Steam Machine is ‘more expensive’ than even Valve wanted it to be

  • By: srtmorar@gmail.com
  • Date: June 23, 2026
  • Time to read: 3 min.


Now that the Steam Machine’s price has been revealed and reservations have opened up, the marketing blitz for Valve’s hardware is officially underway. Developers who worked on the Steam Machine have answered all sorts of questions about Valve’s console recently, but nearly every interview had to contend with the elephant in the room: pricing.

There are several Steam Machine models up for preorder, and they’re all expensive (or at least more expensive than current-generation consoles). This isn’t Valve’s fault — the company clearly spent a lot of time trying to figure out how to source components at a reasonable cost. Sometimes, Valve claims, component costs didn’t matter: There simply weren’t components available to buy. Back in 2025, a developer said that Valve hoped the system would be as “affordable.”

The shortage brought about by the AI boom has been harsh, however. Nearly every console has seen a price hike recently, as have PC gaming components.

“It’s definitely more expensive than we hoped,” Valve engineer Yazan Aldehayyat told Rock Paper Shotgun. Aldehayyat went on to say that Valve considered Steam Machine to be a good value compared to market prices for PC gaming parts. But there was no getting around the fact that the Steam Machine isn’t cheap. In that same interview, Valve sounded hesitant to suggest that the price might ever drop.

“We understand that it’s probably not as affordable as… like, some people are going to be priced out,” Aldehayyat added.

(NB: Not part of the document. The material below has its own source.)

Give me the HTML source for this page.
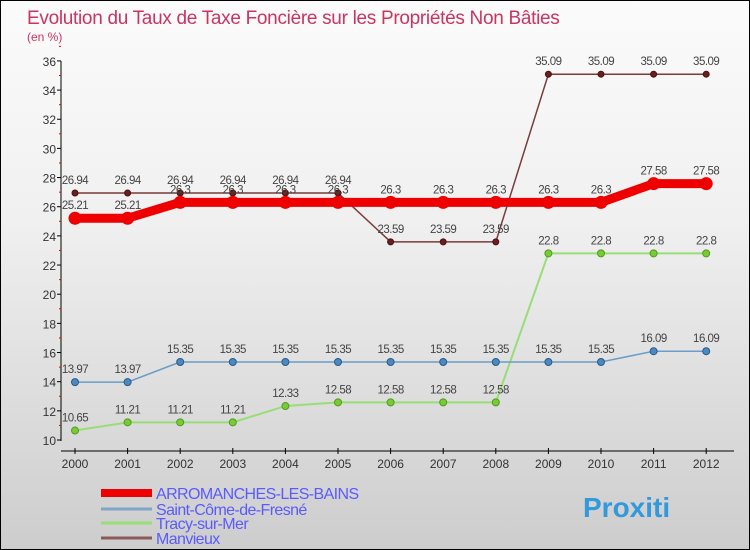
<!DOCTYPE html>
<html><head><meta charset="utf-8"><style>
body{margin:0}
#c{width:748px;height:548px;border:1px solid #000;background:linear-gradient(#fbfbfb,#f0f0f0 40%,#cdcdcd);position:relative;overflow:hidden;font-family:"Liberation Sans",sans-serif}
</style></head><body>
<div id="c">
<svg id="s" width="748" height="548" style="position:absolute;left:0;top:0">
<text x="26" y="23" font-size="19" letter-spacing="-0.3" fill="#c8355f">Evolution du Taux de Taxe Foncière sur les Propriétés Non Bâties</text>
<text x="26" y="40" font-size="12" fill="#c8355f">(en %)</text>
<g id="g"></g>
</svg>
</div>
<script>
const years=[2000,2001,2002,2003,2004,2005,2006,2007,2008,2009,2010,2011,2012];
const yTicks=[10,12,14,16,18,20,22,24,26,28,30,32,34,36];
const arro=[25.21,25.21,26.3,26.3,26.3,26.3,26.3,26.3,26.3,26.3,26.3,27.58,27.58];
const saint=[13.97,13.97,15.35,15.35,15.35,15.35,15.35,15.35,15.35,15.35,15.35,16.09,16.09];
const tracy=[10.65,11.21,11.21,11.21,12.33,12.58,12.58,12.58,12.58,22.8,22.8,22.8,22.8];
const manv=[26.94,26.94,26.94,26.94,26.94,26.94,23.59,23.59,23.59,35.09,35.09,35.09,35.09];
const names=["ARROMANCHES-LES-BAINS","Saint-Côme-de-Fresné","Tracy-sur-Mer","Manvieux"];
const NS="http://www.w3.org/2000/svg",g=document.getElementById('g');
const X=i=>74+i*52.6, Y=v=>439-(v-10)*14.58;
function el(t,a,p){const e=document.createElementNS(NS,t);for(const k in a)e.setAttribute(k,a[k]);(p||g).appendChild(e);return e;}
let ax=el('line',{x1:60,y1:60,x2:60,y2:440,stroke:'#000'});


let xa=el('line',{x1:60,y1:450,x2:733,y2:450,stroke:'#000'});


yTicks.forEach(v=>{el('line',{x1:56,x2:60,y1:Y(v),y2:Y(v),stroke:'#000'});el('line',{x1:58,x2:60,y1:Y(v+1),y2:Y(v+1),stroke:'#e00'});
 const t=el('text',{x:55,y:Y(v)+5,'font-size':12,fill:'#333','text-anchor':'end'});t.textContent=v;
 
 });
years.forEach((y,i)=>{el('line',{x1:X(i),x2:X(i),y1:447,y2:453,stroke:'#000'});
 const t=el('text',{x:X(i),y:467,'font-size':12,fill:'#333','text-anchor':'middle'});t.textContent=y;
 
 });
function series(d,col,w,dot,name){
 const p=el('polyline',{points:d.map((v,i)=>X(i)+','+Y(v)).join(' '),fill:'none',stroke:col,'stroke-width':w,'stroke-linejoin':'round'});
 
 
 d.forEach((v,i)=>{const c=el('circle',{cx:X(i),cy:Y(v),r:dot.r,fill:dot.f,stroke:dot.s});
  
  
  const t=el('text',{x:X(i),y:Y(v)-9,'font-size':11.5,fill:'#444','text-anchor':'middle','letter-spacing':'-0.5'});t.textContent=v;
  
  });
}
series(manv,'#7a3b3b',1.5,{r:3,f:'#6b1e1e',s:'#4a1010'},'manvieux');
series(tracy,'#99dd77',2,{r:3.5,f:'#77cc33',s:'#559922'},'tracy');
series(saint,'#6a9ec8',1.5,{r:3.5,f:'#4a8ac0',s:'#2a5a88'},'saint-come');
series(arro,'#ee0000',9,{r:6,f:'#ee0000',s:'#ee0000'},'arromanches');
const cols=['#ee0000','#7fa6c8','#99dd77','#8a5a5a'],ws=[8,3,3,3],ly=[492,508,522,537];
names.forEach((n,i)=>{const l=el('line',{x1:100,x2:151,y1:ly[i],y2:ly[i],stroke:cols[i],'stroke-width':ws[i]});
 
 
 const t=el('text',{x:155,y:ly[i]+6,'font-size':16,fill:'#5a5aff','letter-spacing':'-0.6'});t.textContent=n;
 
 });
const lg=el('text',{x:582,y:516,'font-size':28,'font-weight':'bold',fill:'#3399dd'});lg.textContent='Proxiti';


</script>
</body></html>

According to IGN, Valve originally wanted Steam Machine to be within a price range comparable to that of the Steam Deck. After a recent price hike, the cheapest Steam Deck option costs $789.99. Steam Machine’s actual price is over 30% higher than Valve wanted.

So why doesn’t Valve do what many console makers do, and subsidize some amount of the Steam Machine’s cost? Valve says that eating some of the costs “doesn’t align with our beliefs.” In a statement provided to The Verge, Valve said:

If there’s anything we’re religious about at Valve, it’s our belief that open systems are better in the long run, for ourselves and customers. The openness of the PC ecosystem in particular has enabled it to be the primary driver of hardware and software innovation, because anyone with an idea for a way to do something better was able to take a shot at it. When companies sell their hardware under cost for competitive advantage, or buy exclusive content for it, they’re doing that to build a more closed system, one where you don’t get to choose what software you want to use.

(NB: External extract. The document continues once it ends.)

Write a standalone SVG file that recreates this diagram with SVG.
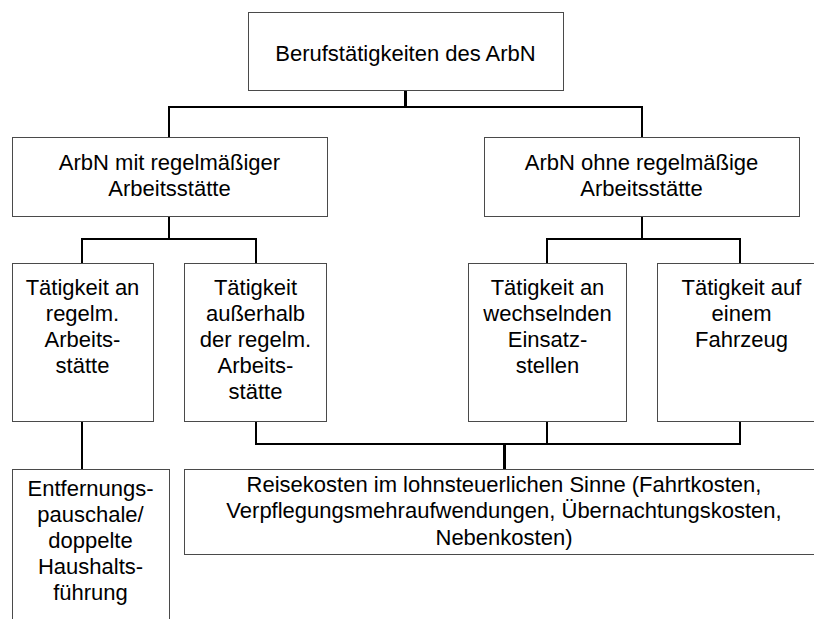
<svg xmlns="http://www.w3.org/2000/svg" width="814" height="619" viewBox="0 0 814 619">
  <style>
    .box { fill: #ffffff; stroke: #4a4a4a; stroke-width: 1; }
    .lbl { font-family: "Liberation Sans", Arial, sans-serif; font-size: 22px; fill: #000000; text-anchor: middle; }
    .wire { fill: none; stroke: #000000; stroke-width: 2; }
    .wire.thick { stroke-width: 3; }
  </style>
  <rect width="814" height="619" fill="#ffffff"/>

  <!-- connectors -->
  <g id="connectors">
    <path class="wire thick" d="M405.5 90 V107"/>
    <path class="wire" d="M169 107 H642 M169 106 V137 M642 106 V137"/>
    <path class="wire" d="M169 217 V239 M82 239 H256 M82 238 V263 M256 238 V263"/>
    <path class="wire" d="M642 217 V239 M547 239 H740 M547 238 V263 M740 238 V263"/>
    <path class="wire" d="M82 421 V469"/>
    <path class="wire" d="M256 421 V444 H740 V421 M547 421 V444"/>
    <path class="wire thick" d="M504.5 444 V469"/>
  </g>

  <g id="root">
    <rect class="box" x="248.5" y="12.5" width="315" height="78"/>
    <text class="lbl" x="405.5" y="61">Berufstätigkeiten des ArbN</text>
  </g>

  <g id="mit-regelm">
    <rect class="box" x="12.5" y="137.5" width="315" height="79"/>
    <text class="lbl" x="169.5" y="170">ArbN mit regelmäßiger</text>
    <text class="lbl" x="169.5" y="196">Arbeitsstätte</text>
  </g>

  <g id="ohne-regelm">
    <rect class="box" x="484.5" y="137.5" width="315" height="79"/>
    <text class="lbl" x="641.5" y="170">ArbN ohne regelmäßige</text>
    <text class="lbl" x="641.5" y="196">Arbeitsstätte</text>
  </g>

  <g id="an-regelm">
    <rect class="box" x="12.5" y="263.5" width="141" height="158"/>
    <text class="lbl" x="82.5" y="295">Tätigkeit an</text>
    <text class="lbl" x="82.5" y="321">regelm.</text>
    <text class="lbl" x="82.5" y="347">Arbeits-</text>
    <text class="lbl" x="82.5" y="373">stätte</text>
  </g>

  <g id="ausserhalb">
    <rect class="box" x="184.5" y="263.5" width="142" height="158"/>
    <text class="lbl" x="255.5" y="295">Tätigkeit</text>
    <text class="lbl" x="255.5" y="321">außerhalb</text>
    <text class="lbl" x="255.5" y="347">der regelm.</text>
    <text class="lbl" x="255.5" y="373">Arbeits-</text>
    <text class="lbl" x="255.5" y="399">stätte</text>
  </g>

  <g id="einsatzstellen">
    <rect class="box" x="468.5" y="263.5" width="158" height="158"/>
    <text class="lbl" x="547.5" y="295">Tätigkeit an</text>
    <text class="lbl" x="547.5" y="321">wechselnden</text>
    <text class="lbl" x="547.5" y="347">Einsatz-</text>
    <text class="lbl" x="547.5" y="373">stellen</text>
  </g>

  <g id="fahrzeug">
    <rect class="box" x="657.5" y="263.5" width="170" height="158"/>
    <text class="lbl" x="741.5" y="295">Tätigkeit auf</text>
    <text class="lbl" x="741.5" y="321">einem</text>
    <text class="lbl" x="741.5" y="347">Fahrzeug</text>
  </g>

  <g id="entfernung">
    <rect class="box" x="12.5" y="469.5" width="157" height="170"/>
    <text class="lbl" x="90.5" y="496">Entfernungs-</text>
    <text class="lbl" x="90.5" y="522">pauschale/</text>
    <text class="lbl" x="90.5" y="548">doppelte</text>
    <text class="lbl" x="90.5" y="574">Haushalts-</text>
    <text class="lbl" x="90.5" y="600">führung</text>
  </g>

  <g id="reisekosten">
    <rect class="box" x="184.5" y="469.5" width="640" height="85"/>
    <text class="lbl" x="504" y="492">Reisekosten im lohnsteuerlichen Sinne (Fahrtkosten,</text>
    <text class="lbl" x="504" y="518">Verpflegungsmehraufwendungen, Übernachtungskosten,</text>
    <text class="lbl" x="504" y="545">Nebenkosten)</text>
  </g>
</svg>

Image of Valve's PC/console Steam Machine. Image: Valve

Valve reiterated that in an FAQ, where it said it thinks of the Steam Machine as “an extension of PC gaming, not as a console.”

The traditional console model is to sell hardware at a loss and make up the revenue with subscription services or by selling games that are locked-in to the hardware. We think this can make sense for a single business in the short term but that open ecosystems are better for customers over the long term. PC gaming’s history proves this: The openness of the PC gaming space has enabled it to be the primary driver of hardware and software innovation for decades.

The strength of PC gaming is the ability to play the games you want on the hardware you want. Steam Machine is *a* solution to these problems (and we think it’s a great one), but it’s not the only solution, and we don’t want it to be.

While you could ostensibly put together a comparable PC for slightly cheaper than Steam Machine, what the system offers is convenience and form factor. In that sense, Steam Machine’s price isn’t unreasonable. Depending on the cost of the next PlayStation or Xbox, Steam Machine might indeed feel like it offers strong long-term value for gamers who don’t want to build a PC.

With different timing, before the RAMpocalypse put every industry in a choke hold, Valve’s new hardware might’ve been met with excitement. But if the Steam Machine is expensive, it’s because everything is expensive.